Scott Morrison and Angus Taylor have spent the past three and a half years trying to chain Australia to an unreliable and uneconomic source of power that now threatens to send family electricity bills skyrocketing — but ironically may also help Mike Cannon-Brookes in his effort to derail AGL’s demerger.
AGL plans to split itself into a retail and renewable asset company and a coal-fired power generation company — now universally known as ShitCo — if shareholders approve the demerger on June 22.
Except this week, the truly rotten state of what ShitCo would be was on display when AGL revealed it had been forced to cut its full-year profit target because of a breakdown of one of the generation units at its giant Loy Yang A coal-fired power plant in Victoria’s Latrobe Valley. Unit 2 was taken out of service in April (prompting Morgan Stanley to declare it at the time “a worst case”) and will be out until August. That will cut $40-70 million off earnings, with earnings before interest, taxes, depreciation, and amortisation (EBITDA) now forecast to be between $1.23-1.30 billion.
It’s the second time that Unit 2 has broken down in the past three years, following a seven-month, $100 million outage in 2019, illustrating how unreliable Australia’s ageing coal-fired power generation capacity has become — despite reliability being its one alleged selling point against renewables. Coal-fired power has not been competitive with renewables on price terms for years.
Worse, coal-fired power prices are set to surge, driven by the global spike in energy prices. Households face significant electricity bill rises in coming quarters, adding further to cost-of-living pressures that have surged under Morrison. Those power price rises, from an increasingly unreliable power source, are partly the result of Scott Morrison and Angus Taylor’s repeated attempts to shackle Australia to coal, rather than accelerate the decarbonisation of the electricity grid, since Malcolm Turnbull’s ouster in 2018.

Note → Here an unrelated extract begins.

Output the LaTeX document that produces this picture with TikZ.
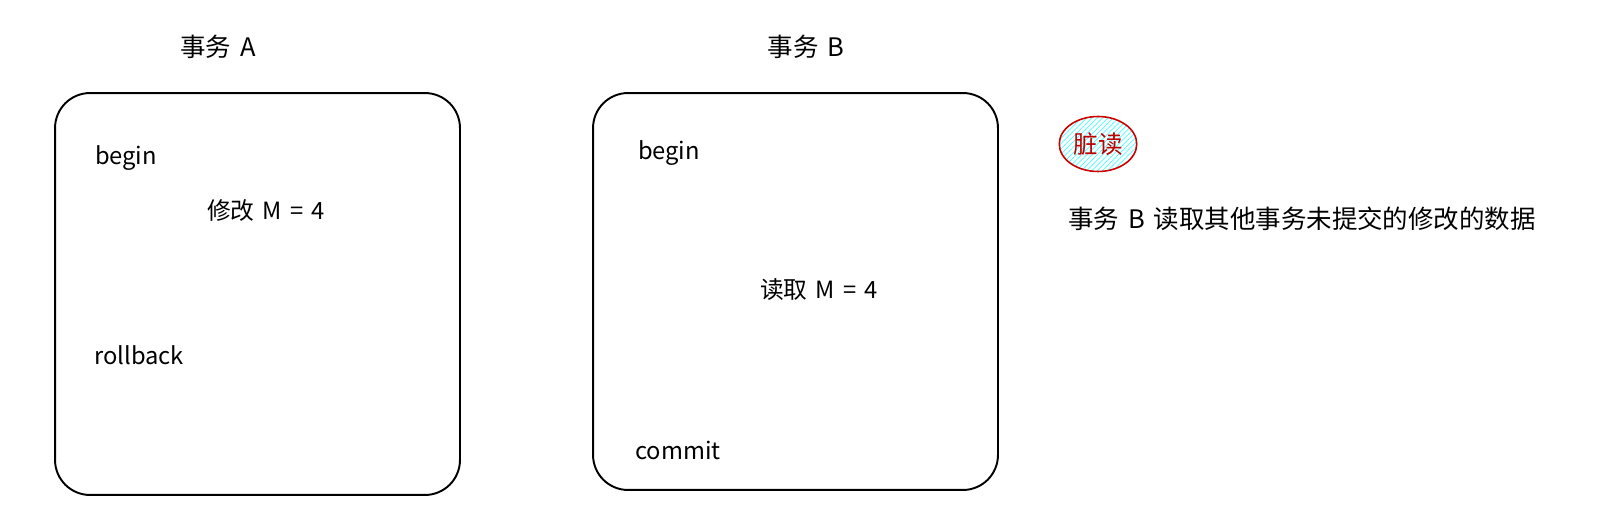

But the Unit 2 shutdown also strengthens the hand of those opposed to AGL’s demerger plan, which is the subject of an independent report before the shareholder vote. Most prominent is Sydney tech billionaire, Michael Cannon-Brookes, who swooped and grabbed a near 11.3% stake in AGL yesterday. Cannon-Brookes combined with Canadian infrastructure giant Brookfield earlier this year in an unsuccessful takeover bid for AGL, with the intention of dumping the demerger and bringing forward the transition of the company out of coal.
Cannon-Brookes told the AGL board yesterday the split was “globally irresponsible” and he would vote against it at the June 22 meeting. At this point, ShitCo and the demerger — which has never attracted strong investor support — looks dead.
Ironically, it is Taylor himself who has strengthened Cannon-Brookes’ hand as well.
As Crikey reported a month ago, before caretaker commenced, Angus Taylor — whose actions as energy minister have more or less amounted to angrily yelling from the sidelines — made one last effort to further strengthen coal’s death-grip on the Australian energy sector by announcing his intention to pursue new rules to prevent coal-fired generator owners from bringing forward their shutdown.
Those rules, which are unlikely to be approved by the states, actually make ShitCo even less attractive to investors, because they would prevent the new company from actively managing its assets in a way that maximised shareholder returns. Instead, they face being trapped in coal, if Taylor got his way.
Cannon-Brookes’ investment suggests he doesn’t think Taylor will be energy minister after the election. But he might be grateful that Taylor, with his coal obsession, has done him one final favour in helping kill off the demerger and open the way for a very different future for AGL.
Fantastic. Great move. Well done, Angus.